A Washington lawyer was indicted by a federal grand jury here yesterday on fraud charges of submitting false and inflated insurance claims for his client's automobile accidents, and then keeping for himself any money paid by the companies to settle the claims.
An arrest warrant was immediately issued for Zollie Richburg 35, of 1709 N St. NW, after federal prosecutors reported that they understood Richburg had fled the country upon learning that he might be charged.
Richburg, himself a former federal prosecutor here, has been traced to London and Paris in recent weeks, and indicated on a passport application that he is headed for Dahomey, Africa, according to Assistant U.S. Attorney Garey Stark, of the fraud division.
The 30-count indictment charges that Richburg filed at least $15,000 worth of phony claims over a 3 1/2-year period. He is charged specifically with mail fraud and false pretenses in connection with filing those claims.
The indictment is the fourth to be returned here in the last 18 months as part of a continuing investigation into fake automobile accident claims, according to U.S. Attorney Earl J. Silbert, but it is the first involving a lawyer. The investigation is continuing, prosecutors added.
Investigators said Richburg's alleged fraud scheme worked in this manner:
A client would approach Richburg to seek his help in making a claim against an insurance company. Based on the real accident involved, Richburg would then submit - without the client's knowledge - inflated claims to the insurance company.
The false claims would include statements that the clients had been treated by doctors when the had not, that clients had missed weeks of work when they had not, and that clients had rented cars to replace their wrecked ones when they had not, according to the indictment.
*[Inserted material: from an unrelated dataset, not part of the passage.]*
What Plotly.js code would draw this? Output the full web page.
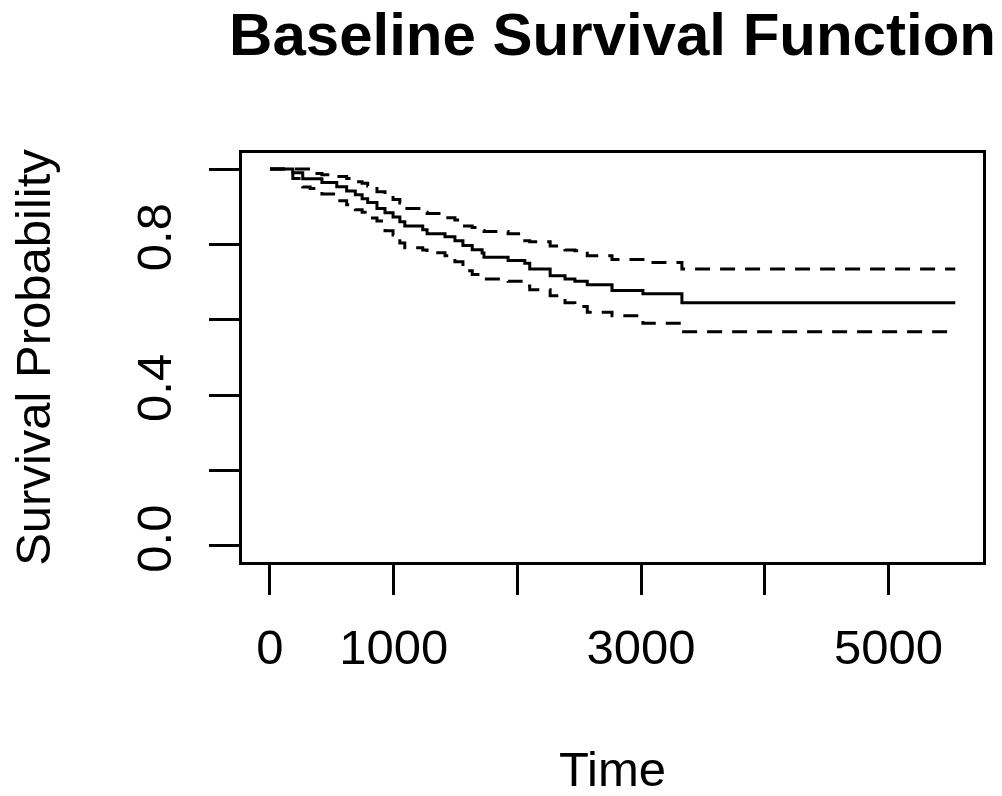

The charges asserted that Richburg would then negotiate a settlement with the insurance companies, without his clients' knowledge. He would then use the forged signatures of his clients on insurance release forms to obtain the settlement checks, cause them to be cashed, and keep the money, the indictment added.
The settlement checks included in yesterday's indictment ranged in value from $500 to $4,600.
Richburg was an assistant U.S. attorney here from July, 1969, to February, 1971.